**Do this**
Leave the pictures out and retype the lines from the beginning through the line with "val_L = [-2.0, -0.6, -0.15, -0.25, 1.35, -1.0, -1.7, 1.55]", both ends included.

**Exercise data**
start

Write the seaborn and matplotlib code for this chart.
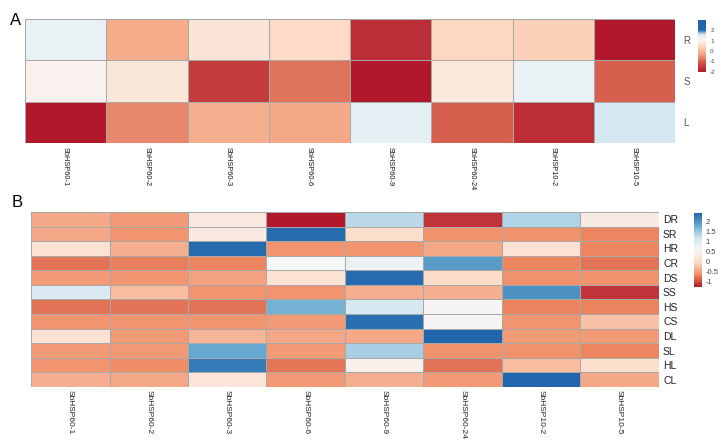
import numpy as np
import pandas as pd
import matplotlib
matplotlib.use("Agg")
import matplotlib.pyplot as plt
import seaborn as sns
from matplotlib.colors import LinearSegmentedColormap

genes = ["SbHSP60-1", "SbHSP60-2", "SbHSP60-3", "SbHSP60-6",
         "SbHSP60-9", "SbHSP60-24", "SbHSP10-2", "SbHSP10-5"]

# Panel A: tissues
tissues = ["R", "S", "L"]
val_R = [1.3, -0.2, 0.7, 0.5, -1.7, 0.45, 0.35, -2.0]
val_S = [1.0, 0.75, -1.5, -0.8, -2.0, 0.8, 1.3, -1.0]
val_L = [-2.0, -0.6, -0.15, -0.25, 1.35, -1.0, -1.7, 1.55]

# Panel B: stress x tissue
treatments = ["DR", "SR", "HR", "CR", "DS", "SS", "HS", "CS", "DL", "SL", "HL", "CL"]
val_DR = [-0.45, -0.55, 0.25, -1.3, 1.3, -1.15, 1.35, 0.3]
val_SR = [-0.45, -0.6, 0.25, 2.35, 0.0, -0.62, -0.62, -0.7]
val_HR = [0.1, -0.4, 2.35, -0.6, -0.6, -0.45, 0.1, -0.7]
val_CR = [-0.8, -0.75, -0.7, 0.6, 0.75, 1.9, -0.7, -0.8]
val_DS = [-0.55, -0.58, -0.5, 0.1, 2.35, -0.05, -0.62, -0.62]
val_SS = [1.0, -0.3, -0.6, -0.6, -0.4, -0.4, 2.0, -1.15]
val_HS = [-0.8, -0.8, -0.8, 1.7, 1.05, 0.5, -0.72, -0.72]
val_CS = [-0.6, -0.6, -0.6, -0.55, 2.3, 0.5, -0.6, -0.25]
val_DL = [0.1, -0.55, -0.35, -0.45, -0.45, 2.4, -0.55, -0.55]
val_SL = [-0.55, -0.55, 1.78, -0.55, 1.4, -0.62, -0.62, -0.7]
val_HL = [-0.6, -0.65, 2.2, -0.78, 0.4, -0.8, -0.3, 0.0]
val_CL = [-0.4, -0.45, 0.15, -0.55, -0.4, -0.55, 2.4, -0.45]

df_a = pd.DataFrame([val_R, val_S, val_L], index=tissues, columns=genes)
df_b = pd.DataFrame([val_DR, val_SR, val_HR, val_CR, val_DS, val_SS, val_HS,
                     val_CS, val_DL, val_SL, val_HL, val_CL],
                    index=treatments, columns=genes)

rdbu7 = ["#B2182B", "#EF8A62", "#FDDBC7", "#F7F7F7", "#D1E5F0", "#67A9CF", "#2166AC"]

# panel A colour bar is skewed towards red
a_min, a_max = -2.0, 2.95
a_nodes = [(-2.0, "#B2182B"), (-1.0, "#D6604D"), (-0.3, "#F4A582"), (0.5, "#FDDBC7"),
           (1.15, "#F7F7F7"), (1.6, "#D1E5F0"), (2.0, "#2166AC"), (2.95, "#2166AC")]
cmap_a = LinearSegmentedColormap.from_list(
    "a", [((v - a_min) / (a_max - a_min), c) for v, c in a_nodes])
cmap_b = LinearSegmentedColormap.from_list("b", rdbu7)

plt.rcParams["font.family"] = ["Liberation Sans", "DejaVu Sans"]

fig = plt.figure(figsize=(7.25, 4.4), dpi=100)

ax_a = fig.add_axes([0.0345, 0.675, 0.8966, 0.2818])
cax_a = fig.add_axes([0.9628, 0.8364, 0.011, 0.118])
ax_b = fig.add_axes([0.0428, 0.1205, 0.866, 0.3977])
cax_b = fig.add_axes([0.957, 0.3477, 0.011, 0.168])

sns.heatmap(df_a, ax=ax_a, cmap=cmap_a, vmin=a_min, vmax=a_max,
            linewidths=0.6, linecolor="#A8A8A8", cbar_ax=cax_a,
            xticklabels=True, yticklabels=True)
sns.heatmap(df_b, ax=ax_b, cmap=cmap_b, vmin=-1.3, vmax=2.4,
            linewidths=0.6, linecolor="#A8A8A8", cbar_ax=cax_b,
            xticklabels=True, yticklabels=True)

ax_a.tick_params(length=0)
ax_a.yaxis.tick_right()
ax_a.set_xticklabels(ax_a.get_xticklabels(), rotation=-90, fontsize=5.3, color="#111111")
ax_a.set_yticklabels(ax_a.get_yticklabels(), rotation=0, fontsize=7, color="#555555")
ax_a.tick_params(axis="x", pad=3)
ax_a.tick_params(axis="y", pad=6)

ax_b.tick_params(length=0)
ax_b.yaxis.tick_right()
ax_b.set_xticklabels(ax_b.get_xticklabels(), rotation=-90, fontsize=6, color="#222222")
ax_b.set_yticklabels(ax_b.get_yticklabels(), rotation=0, fontsize=7.5, color="#222222")
ax_b.tick_params(axis="x", pad=2)
ax_b.tick_params(axis="y", pad=3)

for ax in (ax_a, ax_b):
    ax.set_xlabel("")
    ax.set_ylabel("")

cax_a.set_ylim(-2.0, 2.95)
cax_a.set_yticks([2, 1, 0, -1, -2])
cax_a.set_yticklabels(["2", "1", "0", "-1", "-2"])
cax_b.set_yticks([2, 1.5, 1, 0.5, 0, -0.5, -1])
cax_b.set_yticklabels(["2", "1.5", "1", "0.5", "0", "-0.5", "-1"])
for cax, fs in [(cax_a, 4.5), (cax_b, 5.5)]:
    cax.tick_params(length=0, labelsize=fs, pad=3, colors="#444444")
    for s in cax.spines.values():
        s.set_visible(False)

fig.text(10 / 725, 1 - 25 / 440, "A", fontsize=12)
fig.text(12 / 725, 1 - 207 / 440, "B", fontsize=12)

fig.savefig("out.png", dpi=100)
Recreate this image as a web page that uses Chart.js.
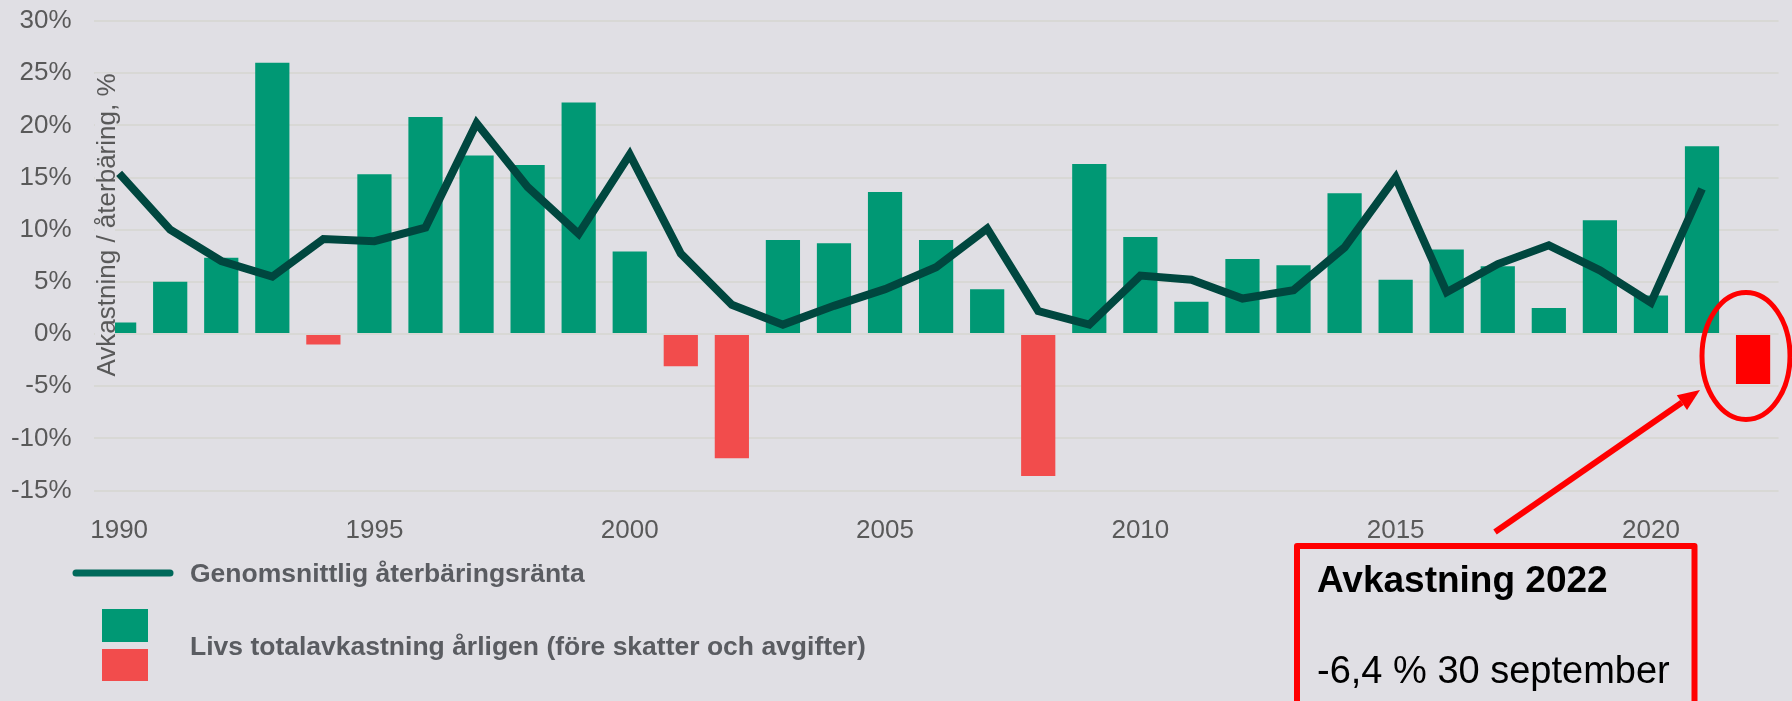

end

**Task response**
Write the seaborn and matplotlib code for this chart.
import numpy as np
import pandas as pd
import matplotlib
matplotlib.use("Agg")
import matplotlib.pyplot as plt
import seaborn as sns
from matplotlib.colors import LinearSegmentedColormap

genes = ["SbHSP60-1", "SbHSP60-2", "SbHSP60-3", "SbHSP60-6",
         "SbHSP60-9", "SbHSP60-24", "SbHSP10-2", "SbHSP10-5"]

# Panel A: tissues
tissues = ["R", "S", "L"]
val_R = [1.3, -0.2, 0.7, 0.5, -1.7, 0.45, 0.35, -2.0]
val_S = [1.0, 0.75, -1.5, -0.8, -2.0, 0.8, 1.3, -1.0]
val_L = [-2.0, -0.6, -0.15, -0.25, 1.35, -1.0, -1.7, 1.55]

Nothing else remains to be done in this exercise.